» **WHAT IS ASKED**
Repeat, exactly and in full, the lines of the listing below, but without any pictures.

» **PROVIDED MATERIAL**

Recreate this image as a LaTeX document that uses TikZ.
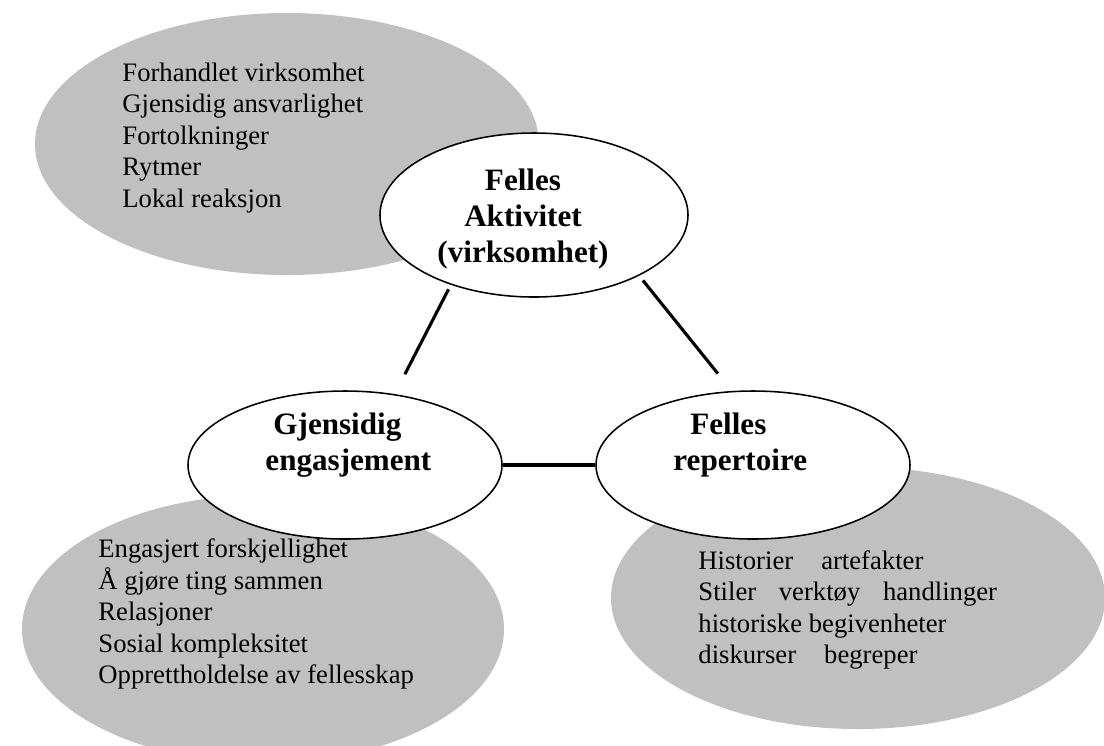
\documentclass[tikz,border=0pt]{standalone}
\usepackage{fontspec}
\setmainfont{Liberation Serif}
\usetikzlibrary{shapes.geometric}
\usetikzlibrary{positioning}
\definecolor{bakgrunn}{RGB}{192,192,192}

\tikzset{
  kjerne/.style={ellipse, draw=black, line width=0.7pt, fill=white, inner sep=0pt},
  tittel/.style={font=\fontsize{14}{16}\selectfont\bfseries, align=center, inner sep=0pt},
  liste/.style={font=\fontsize{12}{14.2}\selectfont, align=left, anchor=west, inner sep=0pt},
  strek/.style={line width=1.4pt}
}

\begin{document}
\begin{tikzpicture}[x=0.45pt, y=-0.45pt]
\def\bredde{1104}
\def\hoyde{745}
% Rahmen (Bildgroesse in Pixeln)
\path[use as bounding box, clip] (0,0) rectangle (\bredde,\hoyde);

% graue Ellipsen im Hintergrund
\fill[bakgrunn] (287,144) ellipse [x radius=252, y radius=131];
\fill[bakgrunn] (263,629) ellipse [x radius=241, y radius=134];
\fill[bakgrunn] (858,598) ellipse [x radius=247, y radius=131];

% Listen in den grauen Ellipsen
\node[liste] (virkliste) at (122,138) {Forhandlet virksomhet\\Gjensidig ansvarlighet\\Fortolkninger\\Rytmer\\Lokal reaksjon};
\node[liste] (engliste) at (98,614) {Engasjert forskjellighet\\Å gjøre ting sammen\\Relasjoner\\Sosial kompleksitet\\Opprettholdelse av fellesskap};
\node[liste] (repliste) at (698,610) {Historier\hspace{0.8em} artefakter\\Stiler\hspace{0.6em} verktøy\hspace{0.6em} handlinger\\historiske begivenheter\\diskurser\hspace{0.8em} begreper};

% weisse Ellipsen
\node[kjerne, minimum width=308*0.45pt, minimum height=164*0.45pt] (aktivitet) at (534,215) {};
\node[kjerne, minimum width=314*0.45pt, minimum height=148*0.45pt] (engasjement) at (345,465) {};
\node[kjerne, minimum width=314*0.45pt, minimum height=148*0.45pt] (repertoire) at (753,465) {};

% Beschriftung
\node[tittel] (aktivitettekst) at (523,219) {Felles\\Aktivitet\\(virksomhet)};
\node[tittel, align=left, anchor=west] (engasjementtekst) at (265,445) {\hspace*{3.6pt}Gjensidig\\engasjement};
\node[tittel, align=left, anchor=west] (repertoiretekst) at (673,445) {\hspace*{7.6pt}Felles\\repertoire};

% Verbindungslinien
\draw[strek, shorten <=2.3pt, shorten >=10pt] (aktivitet.220) -- (engasjement.55);
\draw[strek, shorten <=2.7pt, shorten >=10pt] (aktivitet.330) -- (repertoire.106);
\draw[strek] (engasjement.east) -- (repertoire.west);
\end{tikzpicture}
\end{document}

» **COMPLETED EXERCISE**
Recreate this image as a LaTeX document that uses TikZ.
\documentclass[tikz,border=0pt]{standalone}
\usepackage{fontspec}
\setmainfont{Liberation Serif}
\usetikzlibrary{shapes.geometric}
\usetikzlibrary{positioning}
\definecolor{bakgrunn}{RGB}{192,192,192}

\tikzset{
  kjerne/.style={ellipse, draw=black, line width=0.7pt, fill=white, inner sep=0pt},
  tittel/.style={font=\fontsize{14}{16}\selectfont\bfseries, align=center, inner sep=0pt},
  liste/.style={font=\fontsize{12}{14.2}\selectfont, align=left, anchor=west, inner sep=0pt},
  strek/.style={line width=1.4pt}
}

\begin{document}
\begin{tikzpicture}[x=0.45pt, y=-0.45pt]
\def\bredde{1104}
\def\hoyde{745}
% Rahmen (Bildgroesse in Pixeln)
\path[use as bounding box, clip] (0,0) rectangle (\bredde,\hoyde);

% graue Ellipsen im Hintergrund
\fill[bakgrunn] (287,144) ellipse [x radius=252, y radius=131];
\fill[bakgrunn] (263,629) ellipse [x radius=241, y radius=134];
\fill[bakgrunn] (858,598) ellipse [x radius=247, y radius=131];

% Listen in den grauen Ellipsen
\node[liste] (virkliste) at (122,138) {Forhandlet virksomhet\\Gjensidig ansvarlighet\\Fortolkninger\\Rytmer\\Lokal reaksjon};
\node[liste] (engliste) at (98,614) {Engasjert forskjellighet\\Å gjøre ting sammen\\Relasjoner\\Sosial kompleksitet\\Opprettholdelse av fellesskap};
\node[liste] (repliste) at (698,610) {Historier\hspace{0.8em} artefakter\\Stiler\hspace{0.6em} verktøy\hspace{0.6em} handlinger\\historiske begivenheter\\diskurser\hspace{0.8em} begreper};

% weisse Ellipsen
\node[kjerne, minimum width=308*0.45pt, minimum height=164*0.45pt] (aktivitet) at (534,215) {};
\node[kjerne, minimum width=314*0.45pt, minimum height=148*0.45pt] (engasjement) at (345,465) {};
\node[kjerne, minimum width=314*0.45pt, minimum height=148*0.45pt] (repertoire) at (753,465) {};

% Beschriftung
\node[tittel] (aktivitettekst) at (523,219) {Felles\\Aktivitet\\(virksomhet)};
\node[tittel, align=left, anchor=west] (engasjementtekst) at (265,445) {\hspace*{3.6pt}Gjensidig\\engasjement};
\node[tittel, align=left, anchor=west] (repertoiretekst) at (673,445) {\hspace*{7.6pt}Felles\\repertoire};

% Verbindungslinien
\draw[strek, shorten <=2.3pt, shorten >=10pt] (aktivitet.220) -- (engasjement.55);
\draw[strek, shorten <=2.7pt, shorten >=10pt] (aktivitet.330) -- (repertoire.106);
\draw[strek] (engasjement.east) -- (repertoire.west);
\end{tikzpicture}
\end{document}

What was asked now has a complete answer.